* start Data block *
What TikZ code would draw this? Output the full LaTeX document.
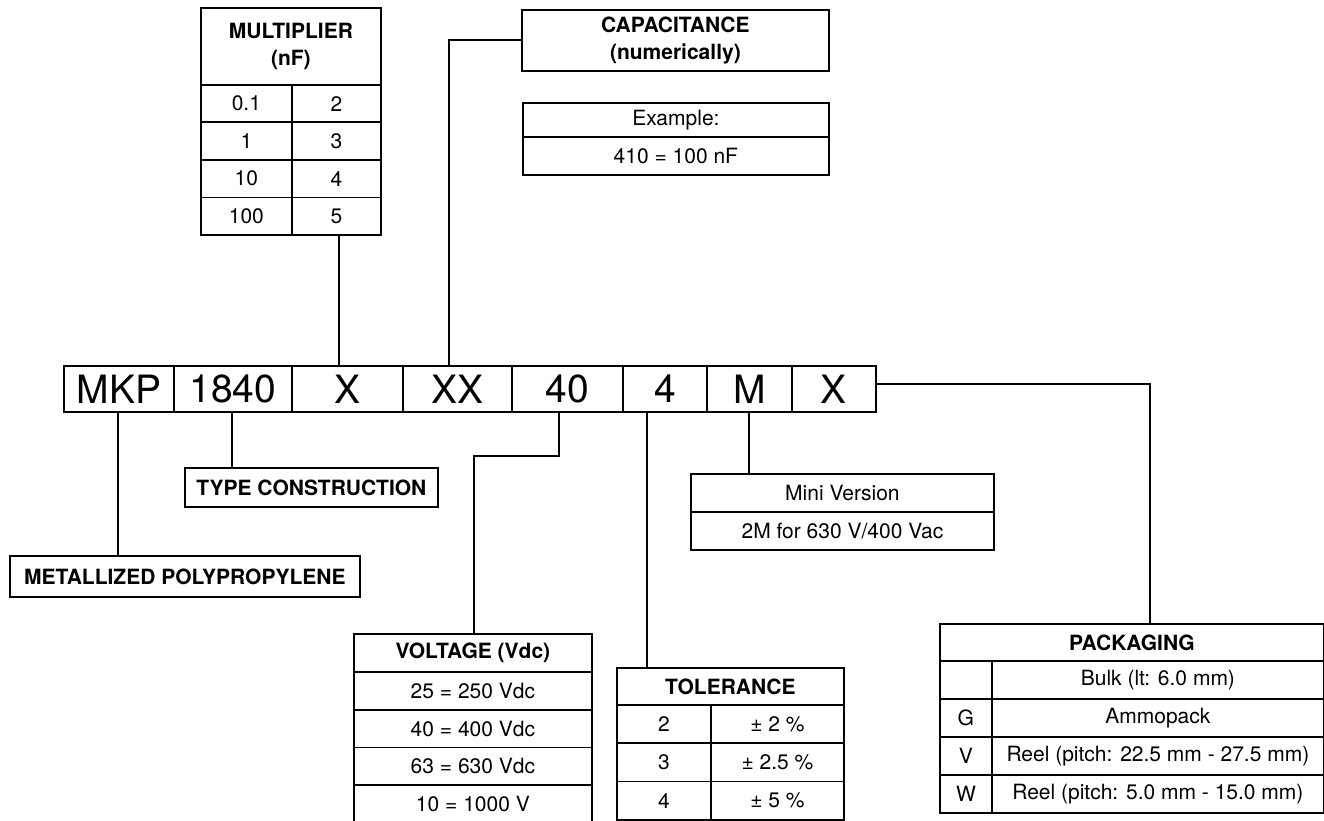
\documentclass[tikz,border=0pt]{standalone}
\usepackage{fontspec}
\setmainfont{TeX Gyre Heros}
\newcommand{\tabfont}{\fontsize{21}{27.5}\selectfont}
\newcommand{\codefont}{\fontsize{39}{39}\selectfont}
\tikzset{
  box/.style={draw, line width=1.8pt, inner sep=0pt, anchor=north west, font=\tabfont},
  head/.style={box, font=\tabfont\bfseries, align=center},
  code/.style={box, font=\codefont, minimum height=46.3},
  wire/.style={line width=1.8pt}
}
\begin{document}
\begin{tikzpicture}[x=1pt,y=-1pt]
\useasboundingbox (0,0) rectangle (1324,821);
% the code itself
\foreach \n/\l/\r/\t in {mkp/63/173/MKP, ser/173/291/1840, mul/291/402/X, cap/402/511/XX,
  vlt/511/622/40, tol/622/706/4, ver/706/791/M, pck/791/875/X}
\node[code, minimum width=\r-\l] (\n) at (\l,365) {\t};
% multiplier
\node[head, minimum width=180, minimum height=77] (mhd) at (200,7) {MULTIPLIER\\(nF)};
\foreach \a/\b [count=\i] in {0.1/2, 1/3, 10/4, 100/5} {
\node[box, minimum width=91, minimum height=37.5] (mta\i) at (200,{84+37.5*(\i-1)}) {\a};
\node[box, minimum width=89, minimum height=37.5] (mtb\i) at (291,{84+37.5*(\i-1)}) {\b};
}
% capacitance
\node[head, minimum width=307, minimum height=61] (chd) at (521,9) {CAPACITANCE\\(numerically)};
\node[box, minimum width=306, minimum height=34] (ex1) at (522,102) {Example:};
\node[box, minimum width=306, minimum height=38] (ex2) at (522,136) {410 = 100 nF};
% type, material
\node[head, minimum width=253, minimum height=39] (typ) at (184,467) {TYPE CONSTRUCTION};
\node[head, minimum width=350, minimum height=41] (met) at (9,555) {METALLIZED POLYPROPYLENE};
% voltage
\node[head, minimum width=238, minimum height=38] (vhd) at (353,633) {VOLTAGE (Vdc)};
\foreach \t [count=\i] in {25 = 250 Vdc, 40 = 400 Vdc, 63 = 630 Vdc, 10 = 1000 V}
\node[box, minimum width=238, minimum height=37.8] (v\i) at (353,{671+37.8*(\i-1)}) {\t};
% tolerance
\node[head, minimum width=227, minimum height=37] (thd) at (616,667) {TOLERANCE};
\foreach \a/\b [count=\i] in {2/± 2 \%, 3/± 2.5 \%, 4/± 5 \%} {
\node[box, minimum width=94, minimum height=38.3] (ta\i) at (616,{704+38.3*(\i-1)}) {\a};
\node[box, minimum width=133, minimum height=38.3] (tb\i) at (710,{704+38.3*(\i-1)}) {\b};
}
% mini version
\node[box, minimum width=303, minimum height=38] (mv1) at (690,473) {Mini Version};
\node[box, minimum width=303, minimum height=38] (mv2) at (690,511) {2M for 630 V/400 Vac};
% packaging
\node[head, minimum width=384, minimum height=37] (phd) at (939,623) {PACKAGING};
\foreach \a/\b [count=\i] in {{}/{Bulk (lt: 6.0 mm)}, G/Ammopack, V/{Reel (pitch: 22.5 mm - 27.5 mm)},
  W/{Reel (pitch: 5.0 mm - 15.0 mm)}} {
\node[box, minimum width=52, minimum height=38] (pa\i) at (939,{660+38*(\i-1)}) {\a};
\node[box, minimum width=332, minimum height=38] (pb\i) at (991,{660+38*(\i-1)}) {\b};
}
% lines
\draw[wire] (mul.north -| 339,0) -- (mtb4.south -| 339,0);
\draw[wire] (cap.north -| 449,0) |- (chd.west);
\draw[wire] (mkp.south -| 118,0) -- (met.north -| 118,0);
\draw[wire] (ser.south -| 232,0) -- (typ.north -| 232,0);
\draw[wire] (vlt.south -| 559,0) -- ++(0,43) -| (vhd.north -| 474,0);
\draw[wire] (tol.south -| 647,0) -- (thd.north -| 647,0);
\draw[wire] (ver.south -| 749,0) -- (mv1.north -| 749,0);
\draw[wire] (pck.east |- 0,384) -| (phd.north -| 1150,0);
\end{tikzpicture}
\end{document}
* end Data block *
Problem to solve: Extract all the data above exactly, excluding every picture.

The answer:
What TikZ code would draw this? Output the full LaTeX document.
\documentclass[tikz,border=0pt]{standalone}
\usepackage{fontspec}
\setmainfont{TeX Gyre Heros}
\newcommand{\tabfont}{\fontsize{21}{27.5}\selectfont}
\newcommand{\codefont}{\fontsize{39}{39}\selectfont}
\tikzset{
  box/.style={draw, line width=1.8pt, inner sep=0pt, anchor=north west, font=\tabfont},
  head/.style={box, font=\tabfont\bfseries, align=center},
  code/.style={box, font=\codefont, minimum height=46.3},
  wire/.style={line width=1.8pt}
}
\begin{document}
\begin{tikzpicture}[x=1pt,y=-1pt]
\useasboundingbox (0,0) rectangle (1324,821);
% the code itself
\foreach \n/\l/\r/\t in {mkp/63/173/MKP, ser/173/291/1840, mul/291/402/X, cap/402/511/XX,
  vlt/511/622/40, tol/622/706/4, ver/706/791/M, pck/791/875/X}
\node[code, minimum width=\r-\l] (\n) at (\l,365) {\t};
% multiplier
\node[head, minimum width=180, minimum height=77] (mhd) at (200,7) {MULTIPLIER\\(nF)};
\foreach \a/\b [count=\i] in {0.1/2, 1/3, 10/4, 100/5} {
\node[box, minimum width=91, minimum height=37.5] (mta\i) at (200,{84+37.5*(\i-1)}) {\a};
\node[box, minimum width=89, minimum height=37.5] (mtb\i) at (291,{84+37.5*(\i-1)}) {\b};
}
% capacitance
\node[head, minimum width=307, minimum height=61] (chd) at (521,9) {CAPACITANCE\\(numerically)};
\node[box, minimum width=306, minimum height=34] (ex1) at (522,102) {Example:};
\node[box, minimum width=306, minimum height=38] (ex2) at (522,136) {410 = 100 nF};
% type, material
\node[head, minimum width=253, minimum height=39] (typ) at (184,467) {TYPE CONSTRUCTION};
\node[head, minimum width=350, minimum height=41] (met) at (9,555) {METALLIZED POLYPROPYLENE};
% voltage
\node[head, minimum width=238, minimum height=38] (vhd) at (353,633) {VOLTAGE (Vdc)};
\foreach \t [count=\i] in {25 = 250 Vdc, 40 = 400 Vdc, 63 = 630 Vdc, 10 = 1000 V}
\node[box, minimum width=238, minimum height=37.8] (v\i) at (353,{671+37.8*(\i-1)}) {\t};
% tolerance
\node[head, minimum width=227, minimum height=37] (thd) at (616,667) {TOLERANCE};
\foreach \a/\b [count=\i] in {2/± 2 \%, 3/± 2.5 \%, 4/± 5 \%} {
\node[box, minimum width=94, minimum height=38.3] (ta\i) at (616,{704+38.3*(\i-1)}) {\a};
\node[box, minimum width=133, minimum height=38.3] (tb\i) at (710,{704+38.3*(\i-1)}) {\b};
}
% mini version
\node[box, minimum width=303, minimum height=38] (mv1) at (690,473) {Mini Version};
\node[box, minimum width=303, minimum height=38] (mv2) at (690,511) {2M for 630 V/400 Vac};
% packaging
\node[head, minimum width=384, minimum height=37] (phd) at (939,623) {PACKAGING};
\foreach \a/\b [count=\i] in {{}/{Bulk (lt: 6.0 mm)}, G/Ammopack, V/{Reel (pitch: 22.5 mm - 27.5 mm)},
  W/{Reel (pitch: 5.0 mm - 15.0 mm)}} {
\node[box, minimum width=52, minimum height=38] (pa\i) at (939,{660+38*(\i-1)}) {\a};
\node[box, minimum width=332, minimum height=38] (pb\i) at (991,{660+38*(\i-1)}) {\b};
}
% lines
\draw[wire] (mul.north -| 339,0) -- (mtb4.south -| 339,0);
\draw[wire] (cap.north -| 449,0) |- (chd.west);
\draw[wire] (mkp.south -| 118,0) -- (met.north -| 118,0);
\draw[wire] (ser.south -| 232,0) -- (typ.north -| 232,0);
\draw[wire] (vlt.south -| 559,0) -- ++(0,43) -| (vhd.north -| 474,0);
\draw[wire] (tol.south -| 647,0) -- (thd.north -| 647,0);
\draw[wire] (ver.south -| 749,0) -- (mv1.north -| 749,0);
\draw[wire] (pck.east |- 0,384) -| (phd.north -| 1150,0);
\end{tikzpicture}
\end{document}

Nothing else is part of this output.